03 April 2014

Fund Raising for C-123 Veterans' Exposure Efforts

John Riley, Joe Curley and  Andy Lown and are the pointy ends of a fantastically disorganized effort to better fund our C-123 advocacy efforts. My thanks. And my wife's thanks. And my thanks for getting my wife off my back!

Our objective is to spread the $$ pain a bit beyond our house in Fort Collins and share the joy with
others. The funds will be accounted for in a memo to those three august gentlemen, but what is not raised I'll continue to cover myself. It will feel nice to have your help.

What does the money cover? Travel is the single largest bill. One foundation paid for one trip to DC, and the Vietnam Veterans of America paid for another special, last-minute trip which was important, and the rest I covered with the generous help of John, Harris, Arch, Legere, Clancy, Butler and other gentlemen...and a sweet lady from the Rickenbacker outfit. This year will have at least four trips: the Society of Toxicology in Phoenix last week, and three to Washington DC.

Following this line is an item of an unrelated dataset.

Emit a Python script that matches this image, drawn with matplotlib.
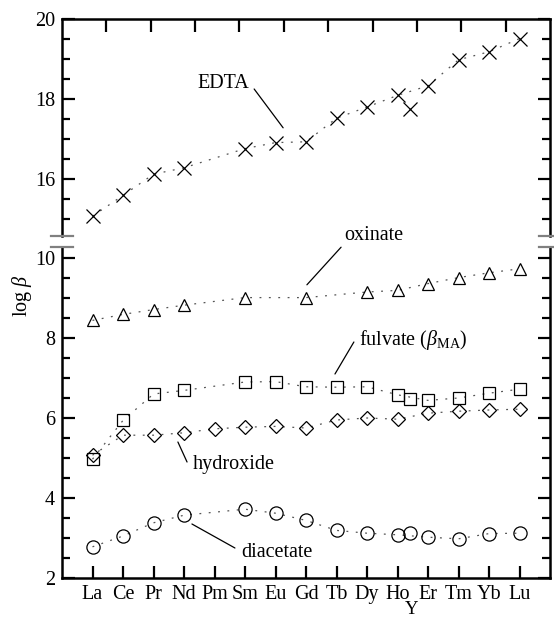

The DC trips are a big deal for us. Two will be to meet with the Agent Orange Committee of the Institute of Medicine. Although promised us two years ago at another meeting, this IOM project is underway with formal invitations out to the committee, and their work will be finished by the end of September. I meet with them early on in their deliberations, and again at the very end. The third known meeting is one organized by several senators' staffers who want the VA Compensation and Pension in the same room as the scientists who have been telling them we're exposed and should be treated.

And asking VA serious scientific and legal questions they've been dodging for three years!

Our immediate objective is to at least gain VA concession to approve valid claims between now and the release of the IOM report and the Secretary's reaction, probably around November. Too many of our men and women are in need of VA care now, need their VA disability compensation now, and eight more months waiting is eight more months in greater misery than can be permitted. C&P has to be stopped in their tracks for sending out boilerplate denials, dooming perfectly valid claims.

We also spend bucks on postage, printing, lots of ink and paper, small office equipment like label makers and paper binders...if something logical comes up I spend and if there are no group funds, I'm okay covering the gap. Fact of the matter is: I had my family's partnership in time, attention and money but they signed on for a year or two, but it is now a couple months into the fourth year. I want this wrapped up, you want it wrapped up, and the VA wants us to go away.

With a few bucks in the till, the C-123 veterans won't go quietly into the sunset!

BTW...we need a new chair for The C-123 Veterans Association. Maybe somebody from the flight deck or CAM, and maybe an NCO this time!! The officers aren't used to hard work and we really need a strong back and great mind leading us for a change!

El Jefe's Chores include:
1. creativity...how to move Congress and the VA by pretending to be the mouse that roared, even with fifty cents left in our pockets. For instance, gaining pro bono legal representation for last week's FOIA lawsuits against VA & USAF, and continuing my own claim as our poster child, hoping to get more than just Paul Bailey's to cite as awards short of BVA action. Getting a claim worked before the Court of Claims for Veterans Appeals will be foundational and that help has been offered us by a wonderful group of attorneys!
2. budget...pretending there is some money to do something useful
3. writing...maintain a blog and web presence, plus print items as needed such as speeches, white papers. Keep updating our C-123 iPad book
4. alliance building...we have the VVA, VFW and American Legion behind us, with less formal support from The Reserve Officer Association. Those folks have lobbyists, tacticians, attorneys, experience, we need to tap
5. support gathering...throw a net to get federal and state agencies to issue findings and opinions supporting us, as well as experts from universities; work with researchers
8. work with Senate and House staffs as they pressure VA and USAF for us. Big point...we need more veterans to urge more action from their senators as presently only six gentlemen are carrying our battle in the US Senate and they've asked why others aren't helping, especially from NH, CT and MA where most of our vets retired.

We need somebody besides an AME rep to lead us. Think about it...can you trust this project to an MSC officer, somebody who sleeps the entire mission?  Horrors!

Don't you want to lead our motley crew to victory in this exciting guerilla advocacy program? Someday, this will make very exciting reading in the Washington Post, right Josh?

Man up, somebody, and volunteer to take the helm.